N.A. Chowdhury, S.M. Gallagher, Q. Dai, J.S. Spangenberger
Argonne National Laboratory,
United States
Keywords: Battery-grade, Li2CO3, LiOH.H2O, Recycling, Lithium-ion batteries
Summary:
Rising demand for lithium in advanced energy technologies has elevated it to a critical material for U.S. economic competitiveness and energy security. The rapid growth in lithium-ion battery (LIB) manufacturing and deployment is expected to generate large volumes of production scrap and end-of-life (EOL) batteries in the coming years. Recycling these LIBs is critical for recovering battery-grade lithium salts and maintaining a reliable supply of key materials for future cell production. However, current commercial recycling routes, particularly pyrometallurgical processes, often recover lithium inefficiently, with substantial losses to slags or leach residues.
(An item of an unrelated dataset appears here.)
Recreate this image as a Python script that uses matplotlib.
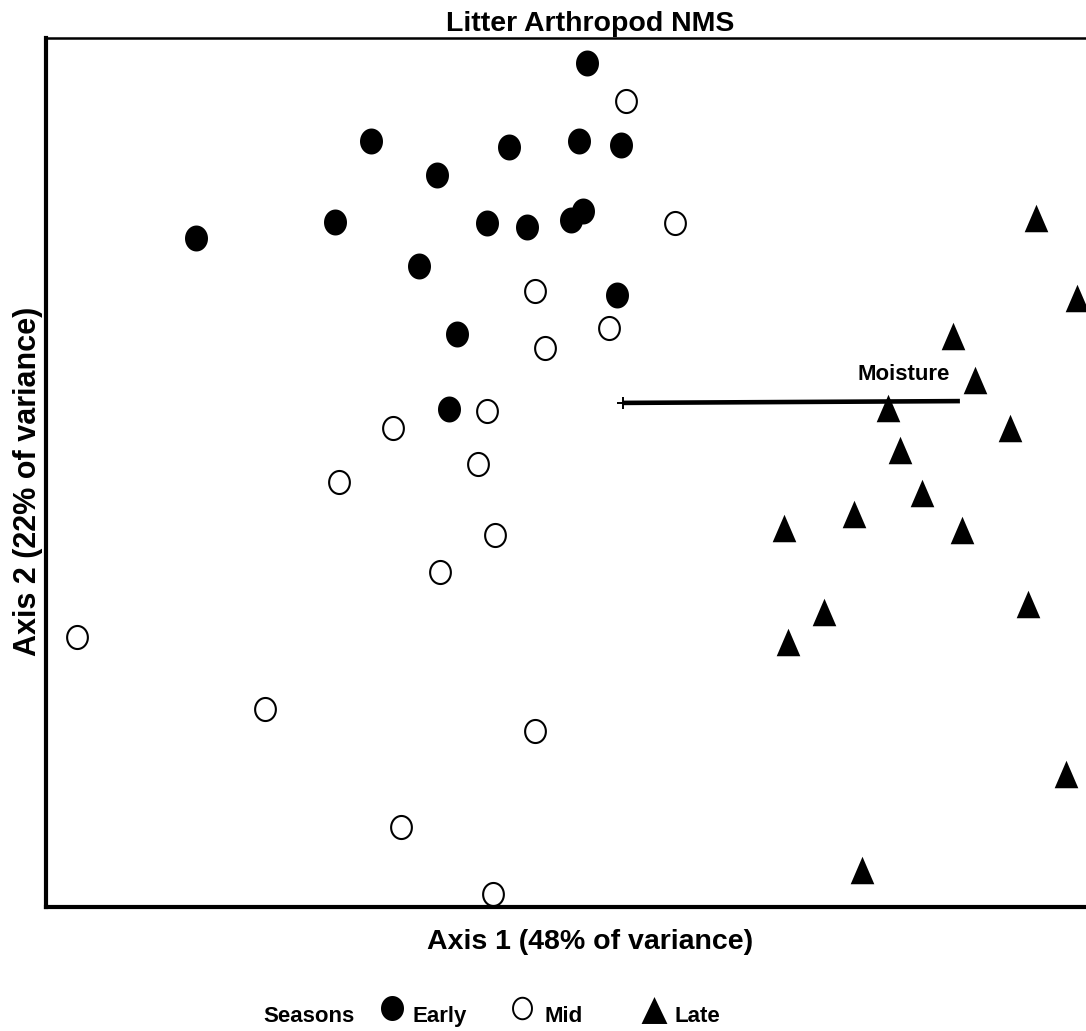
import numpy as np
import matplotlib
matplotlib.use("Agg")
import matplotlib.pyplot as plt
from matplotlib.path import Path
from matplotlib.lines import Line2D

plt.rcParams['font.family'] = ['Liberation Sans', 'DejaVu Sans']
plt.rcParams['font.weight'] = 'bold'

# NMS scores (axis 1, axis 2)
early_x = [-0.010, -0.730, -0.270, -0.037, 0.103, -0.510, -0.850, -1.313,
           -0.343, -0.210, -0.063, -0.023, -0.570, 0.090, -0.443, -0.470]
early_y = [1.365, 1.105, 1.085, 1.105, 1.092, 0.992, 0.835, 0.782,
           0.832, 0.818, 0.842, 0.872, 0.688, 0.592, 0.462, 0.212]

mid_x = [0.120, 0.283, -0.183, 0.063, -0.150, -0.343, -0.657, -0.373,
         -0.837, -0.317, -0.500, -1.710, -1.083, -0.183, -0.630, -0.323]
mid_y = [1.238, 0.832, 0.605, 0.482, 0.415, 0.205, 0.148, 0.028,
         -0.032, -0.208, -0.332, -0.548, -0.788, -0.862, -1.182, -1.405]

late_x = [1.487, 1.623, 1.210, 1.283, 0.993, 1.400, 1.033, 1.107,
          0.880, 0.647, 1.240, 1.460, 0.780, 0.660, 1.587, 0.907]
late_y = [0.848, 0.582, 0.455, 0.308, 0.215, 0.148, 0.075, -0.068,
          -0.138, -0.185, -0.192, -0.438, -0.465, -0.565, -1.005, -1.325]

# joint plot vector for moisture (origin -> tip)
moisture_x = [0.110, 1.233]
moisture_y = [0.232, 0.238]

season_labels = ['Early', 'Mid', 'Late']


def ellipse_marker(ratio):
    t = np.linspace(0, 2 * np.pi, 73)
    verts = np.column_stack([ratio * np.cos(t), np.sin(t)])
    return Path(verts, closed=True)


def triangle_marker(ratio):
    verts = [(0, 1), (-ratio, -1), (ratio, -1), (0, 1)]
    return Path(verts, closed=True)


dot = ellipse_marker(0.885)
ring = ellipse_marker(0.90)
tri = triangle_marker(0.86)

fig = plt.figure(figsize=(10.86, 10.31), dpi=100)
# axes runs past the right edge of the image like in the original export
ax = fig.add_axes([46 / 1086, 124 / 1031, 1088 / 1086, 869 / 1031])

ax.plot(early_x, early_y, linestyle='none', marker=dot, markersize=18.7,
        markerfacecolor='black', markeredgewidth=0, clip_on=False)
ax.plot(mid_x, mid_y, linestyle='none', marker=ring, markersize=16.6,
        markerfacecolor='white', markeredgecolor='black', markeredgewidth=1.5,
        clip_on=False)
ax.plot(late_x, late_y, linestyle='none', marker=tri, markersize=19.8,
        markerfacecolor='black', markeredgewidth=0, clip_on=False)

ax.plot(moisture_x, moisture_y, color='black', linewidth=3.3, solid_capstyle='butt')
ax.plot(moisture_x[0], moisture_y[0], marker='+', markersize=8,
        markeredgewidth=1.4, color='black')
ax.text(1.20, 0.325, 'Moisture', ha='right', va='center', fontsize=16,
        fontweight='bold')

ax.set_xlim(-1.8133, 1.8133)
ax.set_ylim(-1.4483, 1.4483)
ax.set_xticks([])
ax.set_yticks([])
for side in ['left', 'bottom']:
    ax.spines[side].set_linewidth(3)
ax.spines['top'].set_linewidth(1.8)
ax.spines['right'].set_visible(False)

ax.set_title('Litter Arthropod NMS', fontsize=20.5, fontweight='bold', pad=5)
ax.set_xlabel('Axis 1 (48% of variance)', fontsize=20.5, fontweight='bold',
              labelpad=16)
ax.set_ylabel('Axis 2 (22% of variance)', fontsize=22, fontweight='bold')
ax.yaxis.set_label_coords(-3 / 1088, 0.490)

# legend row under the plot
W, H = 1086, 1031
base = (H - 1022) / H
mk_y = (H - 1008) / H
fig.text(263 / W, base, 'Seasons', fontsize=16, fontweight='bold', va='baseline')
fig.add_artist(Line2D([392 / W], [mk_y], transform=fig.transFigure,
                      marker=ellipse_marker(0.92), markersize=18,
                      markerfacecolor='black', markeredgewidth=0, linestyle='none'))
fig.text(413 / W, base, season_labels[0], fontsize=16, fontweight='bold', va='baseline')
fig.add_artist(Line2D([522 / W], [mk_y], transform=fig.transFigure,
                      marker=ellipse_marker(0.88), markersize=15.5,
                      markerfacecolor='white', markeredgecolor='black',
                      markeredgewidth=1.4, linestyle='none'))
fig.text(545 / W, base, season_labels[1], fontsize=16, fontweight='bold', va='baseline')
fig.add_artist(Line2D([654 / W], [(H - 1010) / H], transform=fig.transFigure,
                      marker=triangle_marker(0.96), markersize=19.4,
                      markerfacecolor='black', markeredgewidth=0, linestyle='none'))
fig.text(675 / W, base, season_labels[2], fontsize=16, fontweight='bold', va='baseline')

fig.savefig('out.png', dpi=100)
At the same time, there is limited process-level information on the cost and energy performance of industrial-scale lithium recovery flowsheets. This study evaluates hydrometallurgical and hydro-pyrometallurgical processes for producing battery-grade lithium carbonate (Li2CO3) and lithium hydroxide monohydrate (LiOH·H2O) from EOL LIBs using EverBatt 2023, an Excel-based techno-economic and life-cycle analysis tool for battery recycling and supply chains. We define a consistent system boundary that includes pre-treatment, thermal or chemical conversion, impurity removal, and lithium salt production, tracking material and energy inputs (e.g., reagents, heat, electricity) and key process parameters for each unit operation. In addition, we compare these recycling-based pathways to representative production routes from virgin sources, including hard-rock ore and brine-based lithium extraction. Preliminary results indicate that, when the costs of upstream steps designed primarily to recover Ni, Co, and Mn are excluded, recycling can deliver lithium salts at an estimated 4–6 USD kg⁻¹. Among the pathways evaluated, Li2CO3 generally shows higher production costs than LiOH·H2O, driven by additional hydrometallurgical steps and higher reagent use. By investigating the state-of-the-art commercial lithium recycling practices, the study aims to provide valuable insights to optimize recycling processes, enhancing economic returns and reducing energy impacts. These findings aim to guide manufacturers, recyclers, and policymakers toward achieving strategic pathways to LIB recycling and advancing resource efficiency to strengthen the critical materials supply chain in the U.S.